Also, regarding error handling. I saw another post where you responded
about all the fatal parsing errors that your library handles. I think
the point of the original question (and my current question) is how
data conversion errors at the row level are handled. I guess it's more
of a .NET question really since data type errors, key violations, etc.
would actually be thrown from SQL/.NET and not from your library, but
maybe you have some insight as to how this would be best handled in a
way that would let you continue processing while batching errors to
return at the end? Perhaps that could be added to your sample code.
Also, is your sale still on?
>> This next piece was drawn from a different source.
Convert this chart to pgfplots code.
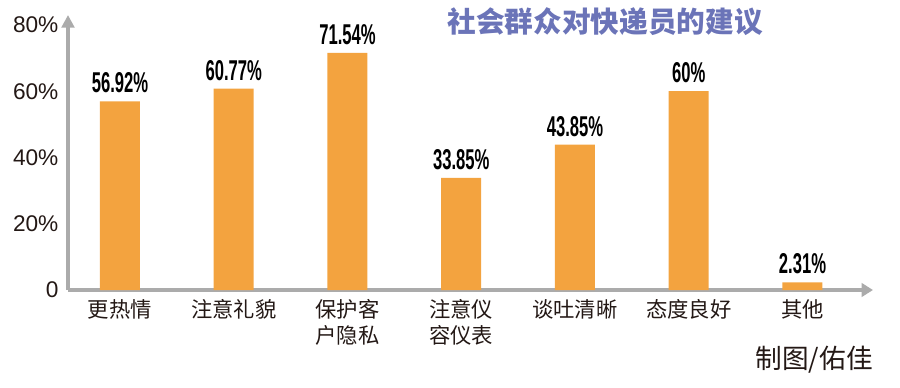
\documentclass[border=0pt]{standalone}
\usepackage{pgfplots}
\pgfplotsset{compat=1.18}
\usepackage{fontspec}
\setmainfont{Liberation Sans}
\newfontfamily\cjk{Noto Sans CJK SC}
\usetikzlibrary{arrows.meta}
\definecolor{barorange}{HTML}{F3A33F}
\definecolor{axisgray}{HTML}{ABABAB}
\definecolor{titleblue}{HTML}{6B74B8}
\definecolor{txt}{HTML}{231815}
\begin{document}
\begin{tikzpicture}[x=0.75pt,y=0.75pt]
\useasboundingbox (0,0) rectangle (900,387);
\coordinate (O) at (68,97);
\begin{axis}[
  at={(O)}, anchor=south west,
  scale only axis, width=603.75pt, height=206.25pt,
  xmin=-0.457, xmax=6.62, ymin=0, ymax=83,
  axis lines=left,
  axis line style={draw=axisgray, line width=3pt},
  x axis line style={-{Triangle[length=8.5pt,width=10pt]}},
  y axis line style={-{Triangle[length=9.5pt,width=9.5pt]}},
  major tick length=0pt,
  xtick={0,1,2,3,4,5,6},
  xticklabels={更热情,注意礼貌,保护客\\户隐私,注意仪\\容仪表,谈吐清晰,态度良好,其他},
  xticklabel style={font=\cjk\fontsize{16}{19}\selectfont, text=txt, align=center, inner sep=0pt, yshift=-7pt},
  ytick={0,20,40,60,80},
  yticklabels={0,20\%,40\%,60\%,80\%},
  yticklabel style={font=\fontsize{17}{17}\selectfont, text=txt, inner sep=0pt, xshift=-7pt},
  ybar, bar width=30pt,
  clip=false,
  point meta=y,
  nodes near coords={\scalebox{0.58}[1]{\pgfmathprintnumber[assume math mode=true]{\pgfplotspointmeta}\%}},
  nodes near coords style={font=\bfseries\fontsize{21.5}{21.5}\selectfont, text=black, anchor=south, inner sep=0pt, yshift=6pt},
]
\addplot[fill=barorange, draw=none] coordinates {
  (0,56.92) (1,60.77) (2,71.54) (3,33.85) (4,43.85) (5,60) (6,2.31)
};
\end{axis}
\node[font=\cjk\bfseries\fontsize{21.5}{21.5}\selectfont, text=titleblue] at (605,365) {社会群众对快递员的建议};
\node[font=\cjk\fontsize{20}{20}\selectfont, text=txt, anchor=east, inner sep=0pt] at (873,27) {制图/佑佳};
\end{tikzpicture}
\end{document}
It's past March 24, but you still have
the price posted as $75 :)
Thanks.
As for exception handling, the topic is of course very complicated. I'm
not sure which thread that you're referring to about exceptions. There
are different types of exceptions that can occur, and in no way are
they all recoverable. If the format is not correct CSV, there's no
place that I can picture for the parser to pick up at. If I remember
the thread that you're referring to, that's the situation I discussed.
Now if you're picturing maybe a value in a column that's defined as a
double, and the value at the CSV level can not be converted into a
double, I could see a way to recover. This situation is not currently
supported, but I might think about it. Now if the data can not be
inserted into the database for some reason, be it a data conversion
issue or whatever, continuing on after the exception is not currently
handled by SqlBulkCopy, so continuing on is rather difficult. I suppose
that you could create another instance of SqlBulkCopy, and pass in the
half used CsvDataReader instance, and as far as I can picture offhand,
it should continue on after the exception starting with the next
record. I suppose this solution should also handle the situation above
equally well. I try to make my code samples on my site reasonably
straightforward and relatively few of them to keep the confusion level
down. There's a million different ways these classes can be used, so
for specific situations, people just more have to request some
suggestions directly if they have questions.
I extended the sale to the 31st, so you shouldn't have any problems
there.
I figure most of the answers above are basically mute points since you
apparently are stuck in 1.1. In 1.1, I would suggest using DTS to bulk
load the data into SQL Server, and possibly use my parser to validate
the data beforehand, since you are again going to have issues trying to
recover and continue from exceptions while bulk loading with DTS.
Bruce Dunwiddie
Based on your feedback, I am thinking that in 1.1 I should stick to the
low-tech approach and loop through the import file manually and save
each row myself. This should also allow me to do any validation and
error-handling at the row level in the case of mismatched column
lengths or data type issues. I don't think performance should be a
huge issue for me -- some files could be large, but the order of
magnitude will normally only be in the hundreds of records per file
imported at any given time. I suppose I could could also execute the
upload processing on multiple threads if it became a bottleneck. So
based on that, does the following seem like a reasonable apporach to
you?
- Parse the upload file stream using your CSV library
- Output the stream to a DataTable in memory
- Open my DB connection
- Loop through the DataRows, saving each row to the DB
- Close the DB connection and clean up
Thanks again for the feedback. I look forward to trying out your
component.
Bruce Dunwiddie